Winter's Bone was an indie made on a low budget, and by taking a risk on Lawrence as its female lead it went on to punch above its weight. Progress seems to work its way inwards from the fringes to the center: independent films, children's films, (witness the success of Frozen, which featured two female leads and became the highest-grossing animated feature of all time) and interestingly, horror films, a genre frequently dismissed as trash, afford their meatiest roles to women. Within horror the "Final Girl" has taken on a life beyond simply running from the killer in a tank top: recent titles As Above So Below, It Follows, The Babadook, Carrie, and A Girl Walks Home Alone at Night all featured female leads who were far more than eye candy.

It's odd how we accept certain tropes that repeat themselves in certain genres. Action men with gorgeous, vacuous women by their sides. Oscar-baiting dramas with men of gravity, who keep women as sidekicks and accessories. Boring heroes whose influence can only go so far, and sell so many tickets. Where are the female iconoclasts, the Ripleys and Clarice Starlings of today?

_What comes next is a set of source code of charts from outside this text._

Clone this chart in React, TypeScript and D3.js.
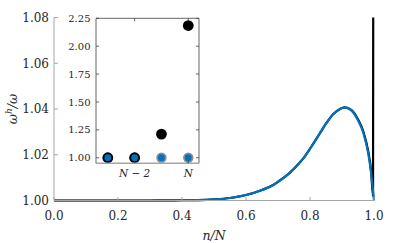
import React from "react";
import * as d3 from "d3";

// main curve samples (n/N, omega^h/omega) — blue series
const nOverN = [0, 0.1, 0.2, 0.3, 0.35, 0.4, 0.45, 0.5, 0.55, 0.6, 0.65, 0.685, 0.7, 0.7375, 0.758, 0.779, 0.804, 0.831, 0.852, 0.873, 0.894, 0.908, 0.93, 0.9495, 0.967, 0.982, 0.991, 1.0];
const ratioBlue = [1.0, 1.0, 1.0, 1.0, 1.00005, 1.0001, 1.0002, 1.0005, 1.0011, 1.0024, 1.0046, 1.0068, 1.0082, 1.0122, 1.0151, 1.0184, 1.0235, 1.0294, 1.034, 1.0378, 1.04, 1.0407, 1.0393, 1.0352, 1.0294, 1.0206, 1.0119, 1.0];
// black series (same grid, last modes spike)
const nOverNBlack = [0, 0.1, 0.2, 0.3, 0.35, 0.4, 0.45, 0.5, 0.55, 0.6, 0.65, 0.685, 0.7, 0.7375, 0.758, 0.779, 0.804, 0.831, 0.852, 0.873, 0.894, 0.908, 0.93, 0.9495, 0.967, 0.982, 0.991, 0.997, 0.9985, 1.0];
const ratioBlack = [1.0, 1.0, 1.0, 1.0, 1.00005, 1.0001, 1.0002, 1.0005, 1.0011, 1.0024, 1.0046, 1.0068, 1.0082, 1.0122, 1.0151, 1.0184, 1.0235, 1.0294, 1.034, 1.0378, 1.04, 1.0407, 1.0395, 1.0356, 1.03, 1.0214, 1.0128, 1.002, 1.212, 2.185];

const xTicks = [0, 0.2, 0.4, 0.6, 0.8, 1.0];
const yTicks = [1.0, 1.02, 1.04, 1.06, 1.08];

// inset: last four modes
const insetIndex = [0, 1, 2, 3]; // N-3, N-2, N-1, N
const insetBlack = [1.0, 1.0, 1.212, 2.185];
const insetBlue = [1.0, 1.0, 1.0, 1.0];
const insetYTicks = [1.0, 1.25, 1.5, 1.75, 2.0, 2.25];
const insetXTicks = [1, 3];
const insetXLabels = ["N − 2", "N"];

const BLUE = "#0072BD";
const AXIS = "#a6a6a6";
const TXT = "#262626";
const FONT = "'DejaVu Serif', serif";

export default function App() {
  const x = d3.scaleLinear().domain([0, 1]).range([54, 374]);
  const y = d3.scaleLinear().domain([1.0, 1.08]).range([200.5, 17.5]);

  const lineGen = (xs: number[], vals: number[]) =>
    d3
      .line<number>()
      .x((_, i) => x(xs[i]))
      .y((d) => y(d))
      .curve(d3.curveMonotoneX)(vals) as string;

  const ix = d3.scaleLinear().domain([-0.44, 3.4]).range([96, 199]);
  const iy = d3.scaleLinear().domain([0.95, 2.25]).range([163.3, 18.3]);

  const ts = (size: number, italic = false): React.CSSProperties => ({
    fontFamily: FONT,
    fontSize: size,
    fontStyle: italic ? "italic" : "normal",
  });

  return (
    <svg
      width={415}
      height={243}
      style={{ position: "absolute", left: 0, top: 0, background: "#fff" }}
    >
      <defs>
        <clipPath id="mainClip">
          <rect x={54} y={17.5} width={330} height={190} />
        </clipPath>
      </defs>
      <rect x={0} y={0} width={415} height={243} fill="#fff" />

      {/* main curves */}
      <g clipPath="url(#mainClip)">
        <path d={lineGen(nOverNBlack, ratioBlack)} fill="none" stroke="#000" strokeWidth={2.2} />
        <path d={lineGen(nOverN, ratioBlue)} fill="none" stroke={BLUE} strokeWidth={2.2} />
      </g>

      {/* main axes */}
      <line x1={54} x2={54} y1={17.5} y2={200.5} stroke={AXIS} strokeWidth={1} />
      <line x1={54} x2={374} y1={200.5} y2={200.5} stroke={AXIS} strokeWidth={1} />
      {yTicks.map((t) => (
        <g key={"y" + t}>
          <line x1={54} x2={58} y1={y(t)} y2={y(t)} stroke={AXIS} />
          <text x={49} y={y(t)} dy="0.36em" textAnchor="end" style={ts(12)} fill={TXT}>
            {t.toFixed(2)}
          </text>
        </g>
      ))}
      {xTicks.map((t) => (
        <g key={"x" + t}>
          <line x1={x(t)} x2={x(t)} y1={200.5} y2={197} stroke={AXIS} />
          <text x={x(t)} y={219.5} textAnchor="middle" style={ts(12)} fill={TXT}>
            {t.toFixed(1)}
          </text>
        </g>
      ))}
      <text x={x(0.5)} y={240} textAnchor="middle" style={ts(12.5, true)} fill={TXT}>
        n/N
      </text>
      <text
        transform={`translate(17,${y(1.04)}) rotate(-90)`}
        textAnchor="middle"
        style={ts(12.5, true)}
        fill={TXT}
      >
        ω<tspan style={{ fontSize: 9 }} dy={-5}>h</tspan>
        <tspan dy={5}>/ω</tspan>
      </text>

      {/* inset */}
      <rect x={96} y={18.3} width={103} height={145} fill="#fff" />
      {insetBlue.map((v, i) => (
        <circle key={"g" + i} cx={ix(insetIndex[i])} cy={iy(v)} r={5.2} fill="#8c8c8c" />
      ))}
      {insetBlack.map((v, i) => (
        <circle key={"k" + i} cx={ix(insetIndex[i])} cy={iy(v)} r={5.4} fill="#000" />
      ))}
      {insetBlue.map((v, i) => (
        <circle key={"b" + i} cx={ix(insetIndex[i])} cy={iy(v)} r={3.4} fill={BLUE} />
      ))}
      <line x1={96} x2={96} y1={18.3} y2={163.3} stroke="#404040" strokeWidth={0.8} />
      <line x1={96} x2={199} y1={18.3} y2={18.3} stroke="#404040" strokeWidth={0.8} />
      <line x1={199} x2={199} y1={18.3} y2={163.3} stroke="#404040" strokeWidth={0.8} />
      <line x1={96} x2={199} y1={163.3} y2={163.3} stroke={AXIS} strokeWidth={1.5} />
      {insetYTicks.map((t) => (
        <g key={"iy" + t}>
          <line x1={96} x2={99} y1={iy(t)} y2={iy(t)} stroke="#404040" strokeWidth={0.8} />
          <line x1={199} x2={196} y1={iy(t)} y2={iy(t)} stroke="#404040" strokeWidth={0.8} />
          <text x={90.5} y={iy(t)} dy="0.36em" textAnchor="end" style={ts(10)} fill={TXT}>
            {t.toFixed(2)}
          </text>
        </g>
      ))}
      {insetXTicks.map((t, i) => (
        <g key={"ix" + t}>
          <line x1={ix(t)} x2={ix(t)} y1={163.3} y2={160.3} stroke="#404040" strokeWidth={0.8} />
          <line x1={ix(t)} x2={ix(t)} y1={18.3} y2={21.3} stroke="#404040" strokeWidth={0.8} />
          <text x={ix(t)} y={177} textAnchor="middle" style={ts(10.5, true)} fill={TXT}>
            {insetXLabels[i]}
          </text>
        </g>
      ))}
    </svg>
  );
}
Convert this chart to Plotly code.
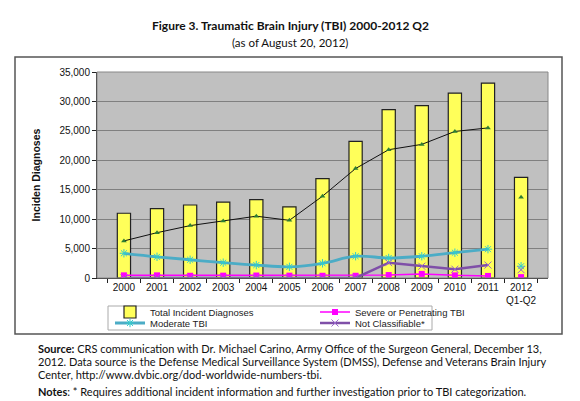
import plotly.graph_objects as go

years = ["2000", "2001", "2002", "2003", "2004", "2005", "2006", "2007",
         "2008", "2009", "2010", "2011", "2012<br>Q1-Q2"]
total = [11000, 11800, 12400, 12900, 13300, 12100, 16900, 23200,
         28600, 29300, 31400, 33100, 17100]
mild = [6300, 7700, 8900, 9700, 10500, 9800, 13900, 18600,
        21800, 22700, 24900, 25500, 13700]
moderate = [4200, 3600, 3100, 2600, 2200, 1900, 2500, 3700,
            3400, 3700, 4300, 4900, 2000]
severe = [450, 450, 380, 400, 420, 400, 380, 380,
          500, 700, 450, 350, 150]
not_class = [0, 0, 0, 0, 0, 0, 0, 0,
             2600, 2000, 1500, 2200, 1400]

FONT = "Liberation Sans, Arial, sans-serif"
TXT = "Lato, Open Sans, sans-serif"

# page body adds an 8px offset; work in target-window pixels
OFF = 8
W, H = 580 - OFF, 401 - OFF
PL, PR, PT, PB = 97, 548, 72, 278  # plot area in window pixels
L, T = PL - OFF, PT - OFF
R, B = W - (PR - OFF), H - (PB - OFF)
pw, ph = PR - PL, PB - PT

def px_x(x):
    return (x - PL) / pw

def px_y(y):
    return (PB - y) / ph

fig = go.Figure()

fig.add_trace(go.Bar(
    x=years, y=total, name="Total Incident Diagnoses", legend="legend",
    marker=dict(color="#FFFF5A", line=dict(color="#222222", width=1.2)),
    width=0.4,
))
fig.add_trace(go.Scatter(
    x=years[:-1], y=severe[:-1], name="Severe or Penetrating TBI", legend="legend",
    mode="lines+markers",
    line=dict(color="#FF00FF", width=1.5),
    marker=dict(symbol="square", size=6, color="#FF00FF"),
))
fig.add_trace(go.Scatter(
    x=years[:-1], y=moderate[:-1], name="Moderate TBI", legend="legend2",
    mode="lines+markers",
    line=dict(color="#4BACC6", width=2.8, shape="spline"),
    marker=dict(symbol="asterisk-open", size=7, color="#33CCCC",
                line=dict(color="#33CCCC", width=1)),
))
fig.add_trace(go.Scatter(
    x=years[:-1], y=not_class[:-1], name="Not Classifiable*", legend="legend2",
    mode="lines+markers",
    line=dict(color="#7F4FA8", width=2.5),
    marker=dict(symbol="x-thin-open", size=7, color="#9966CC",
                line=dict(color="#9966CC", width=1)),
))
fig.add_trace(go.Scatter(
    x=years[:-1], y=mild[:-1], name="Mild TBI", showlegend=False,
    mode="lines+markers",
    line=dict(color="#111111", width=1),
    marker=dict(symbol="triangle-up", size=5, color="#2E7D32"),
))
# 2012 partial-year points (markers only)
fig.add_trace(go.Scatter(
    x=years[-1:], y=mild[-1:], showlegend=False, mode="markers",
    marker=dict(symbol="triangle-up", size=5, color="#2E7D32")))
fig.add_trace(go.Scatter(
    x=years[-1:], y=moderate[-1:], showlegend=False, mode="markers",
    marker=dict(symbol="asterisk-open", size=7, color="#33CCCC",
                line=dict(color="#33CCCC", width=1))))
fig.add_trace(go.Scatter(
    x=years[-1:], y=not_class[-1:], showlegend=False, mode="markers",
    marker=dict(symbol="x-thin-open", size=7, color="#9966CC",
                line=dict(color="#9966CC", width=1))))
fig.add_trace(go.Scatter(
    x=years[-1:], y=severe[-1:], showlegend=False, mode="markers",
    marker=dict(symbol="square", size=6, color="#FF00FF")))

leg_common = dict(
    orientation="h", xanchor="left", yanchor="middle",
    entrywidth=160, entrywidthmode="pixels", traceorder="normal",
    bgcolor="rgba(0,0,0,0)", borderwidth=0,
    font=dict(family=FONT, size=9.5, color="#222222"),
    itemwidth=30,
)

fig.update_layout(
    width=W, height=H,
    margin=dict(l=L, r=R, t=T, b=B, autoexpand=False),
    paper_bgcolor="white",
    plot_bgcolor="#C0C0C0",
    font=dict(family=FONT, size=10, color="#111111"),
    showlegend=True,
    legend=dict(x=px_x(110), y=px_y(312), **leg_common),
    legend2=dict(x=px_x(110), y=px_y(323), **leg_common),
    bargap=0.6,
)
fig.update_xaxes(
    type="category", showline=True, linecolor="#222222", linewidth=1,
    ticks="outside", tickson="boundaries", ticklen=4, tickcolor="#222222",
    tickangle=0, automargin=False,
    tickfont=dict(family=FONT, size=10, color="#111111"),
    showgrid=False, mirror=False,
)
fig.update_yaxes(
    range=[0, 35000], dtick=5000, tickformat=",",
    showline=True, linecolor="#222222", linewidth=1,
    ticks="outside", ticklen=4, tickcolor="#222222",
    showgrid=True, gridcolor="#808080", gridwidth=1,
    zeroline=False, automargin=False,
    tickfont=dict(family=FONT, size=10, color="#111111"),
    title=dict(text="<b>Inciden Diagnoses</b>", font=dict(family=FONT, size=10.5, color="#111111"),
               standoff=16),
)

# outer frame around chart + legend
fig.add_shape(type="rect", xref="paper", yref="paper",
              x0=px_x(15), x1=px_x(562), y0=px_y(334), y1=px_y(57),
              line=dict(color="#555555", width=1.5), fillcolor="rgba(0,0,0,0)",
              layer="below")
# legend box
fig.add_shape(type="rect", xref="paper", yref="paper",
              x0=px_x(108), x1=px_x(432), y0=px_y(330), y1=px_y(306),
              line=dict(color="#AAAAAA", width=1), fillcolor="white",
              layer="below")

# plot-area border
fig.add_shape(type="rect", xref="paper", yref="paper", x0=0, x1=1, y0=0, y1=1,
              line=dict(color="#888888", width=1), fillcolor="rgba(0,0,0,0)")

annos = [
    dict(text="<b>Figure 3. Traumatic Brain Injury (TBI) 2000-2012 Q2</b>",
         x=px_x(290), y=px_y(25), size=12, xanchor="center"),
    dict(text="(as of August 20, 2012)", x=px_x(290), y=px_y(42), size=11.5,
         xanchor="center"),
    dict(text="<b>Source:</b> CRS communication with Dr. Michael Carino, Army Office of the Surgeon General, December 13,",
         x=px_x(36), y=px_y(348), size=11, xanchor="left"),
    dict(text="2012. Data source is the Defense Medical Surveillance System (DMSS), Defense and Veterans Brain Injury",
         x=px_x(36), y=px_y(361), size=11, xanchor="left"),
    dict(text="Center, http://www.dvbic.org/dod-worldwide-numbers-tbi.",
         x=px_x(36), y=px_y(374), size=11, xanchor="left"),
    dict(text="<b>Notes</b>: * Requires additional incident information and further investigation prior to TBI categorization.",
         x=px_x(36), y=px_y(391), size=11, xanchor="left"),
]
for a in annos:
    fig.add_annotation(text=a["text"], x=a["x"], y=a["y"], xref="paper", yref="paper",
                       xanchor=a["xanchor"], yanchor="middle", showarrow=False,
                       font=dict(family=TXT, size=a["size"], color="#111111"))

fig.write_html("out.html")
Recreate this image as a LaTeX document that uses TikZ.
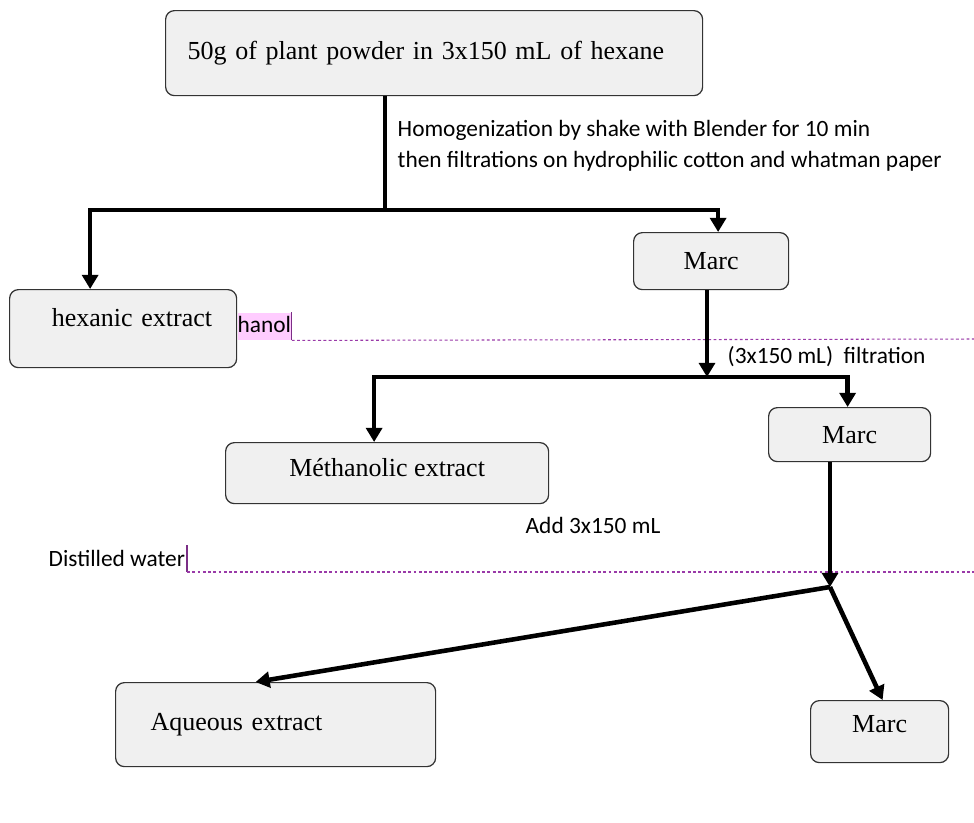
\documentclass[tikz,border=0pt]{standalone}
\usepackage{fontspec}
\setmainfont{Liberation Serif}
\newfontfamily\lblfont{Carlito}
\usetikzlibrary{arrows.meta,calc}
\definecolor{hilite}{HTML}{FFCCFF}
\definecolor{revmark}{HTML}{9A3AA8}

\begin{document}
\begin{tikzpicture}[
    x=0.02cm,y=-0.02cm,
    thick
  ]
\def\px{0.02cm}

\tikzstyle{box}=[draw=black!80,fill=black!6,rounded corners=5pt,line width=0.7pt,
  inner sep=0pt,anchor=north west,font=\fontsize{14.8}{17}\selectfont]
\tikzstyle{flow}=[line width=2.6pt]
\tikzstyle{arr}=[flow,-{Triangle[length=8pt,width=9pt]}]
\tikzstyle{note}=[inner sep=0pt,anchor=west,font=\lblfont\fontsize{13.3}{17.6}\selectfont]
\tikzstyle{trk}=[revmark,line width=0.6pt,dash pattern=on 1.6pt off 1.4pt]
\tikzstyle{caret}=[revmark!80!black,line width=0.6pt]

\useasboundingbox (0,0) rectangle (974,822);

% extraction steps
\node[box,minimum width=537*\px,minimum height=85*\px,text width=493*\px,align=left] (powder) at (165,10) {50g of plant powder in 3x150 mL of hexane};
\node[box,minimum width=155*\px,minimum height=57*\px] (marc1) at (633,232) {Marc};
\node[box,minimum width=227*\px,minimum height=78*\px,text width=178*\px,align=right,text depth=13pt] (hex) at (9,289) {hexanic extract};
\node[box,minimum width=323*\px,minimum height=61*\px,text depth=7pt] (meth) at (225,442) {Méthanolic extract};
\node[box,minimum width=162*\px,minimum height=54*\px] (marc2) at (768,407) {Marc};
\node[box,minimum width=138*\px,minimum height=62*\px,text depth=9pt] (marc3) at (810,700) {Marc};
\node[box,minimum width=320*\px,minimum height=84*\px,text width=250*\px,align=left] (aq) at (115,682) {Aqueous extract};

% side notes
\node[note,align=left] (homog) at (397,146) {Homogenization by shake with Blender for 10 min\\ then filtrations on hydrophilic cotton and whatman paper};
\node[note] (filt) at (727,357) {(3x150 mL)\ \ filtration};
\node[note] (add) at (525,525) {Add 3x150 mL};
\node[note] (water) at (48,558) {Distilled water};
\node[note,anchor=north west,fill=hilite,minimum height=27*\px,text depth=2pt] (hanol) at (237,312) {hanol};

% revision marks
\coordinate (hanolEnd) at (974,339);
\coordinate (wtop) at (187,545);
\coordinate (wbot) at (187,572);
\coordinate (wend) at (974,572);
\draw[caret] (hanol.north east) -- (hanol.south east);
\draw[trk] (hanol.south east) -- (hanolEnd);
\draw[caret] (wtop) -- (wbot);
\draw[trk] (wbot) -- (wend);

% connectors
\coordinate (j1) at (385,210);
\coordinate (j2) at (707,377);
\coordinate (j3) at (830,587);

\draw[flow] (powder.south -| j1) -- (j1);
\draw[arr] (j1) -| ($(hex.north)+(-33,0)$);
\draw[arr] (j1) -| ($(marc1.north)+(7,0)$);

\draw[arr] (marc1.south -| j2) -- (j2);
\draw[arr] (j2) -| ($(meth.north)+(-13,0)$);
\draw[arr] (j2) -| ($(marc2.north)+(-2,0)$);

\draw[arr] (marc2.south -| j3) -- (j3);
\draw[arr] (j3) -- ($(aq.north)+(-20,0)$);
\draw[arr] (j3) -- ($(marc3.north)+(3,0)$);

\end{tikzpicture}
\end{document}
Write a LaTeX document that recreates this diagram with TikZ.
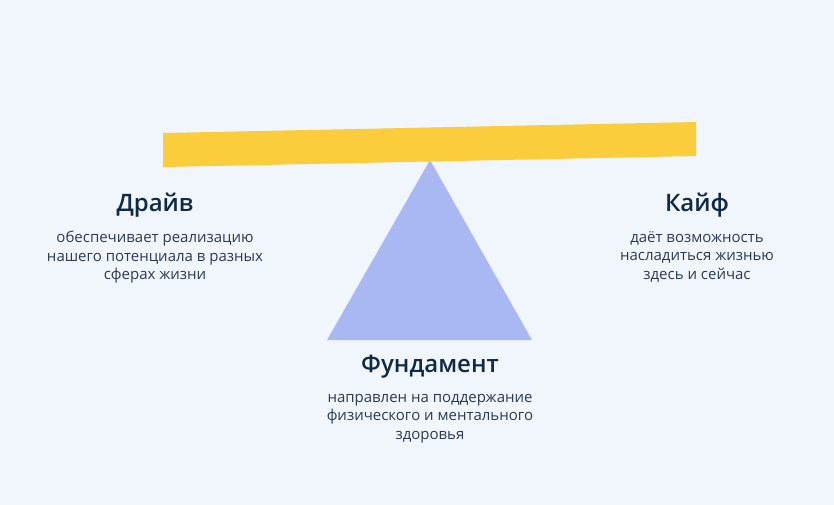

Frozen's head of animation famously complained that drawing female characters is more difficult than drawing male ones, because they have to demonstrate more emotion. Perhaps the same applies to writing female characters. But don't the returns show that it's worth the effort? Hopefully where Spielberg goes others will follow, and the end of the boring action hero will bring with it the end of those same boring plots we're used to seeing him in (new "mansplaining" con artist comedy Focus comes to mind…).

It's fitting that Spielberg's new heroine is based on one found in real life, and it's more fitting still that Lawrence's role is that of a photographer. That old familiar male gaze always seems to get in the way of taking heroines seriously—how better to subvert it than by casting a female lead and putting a camera in her own hands?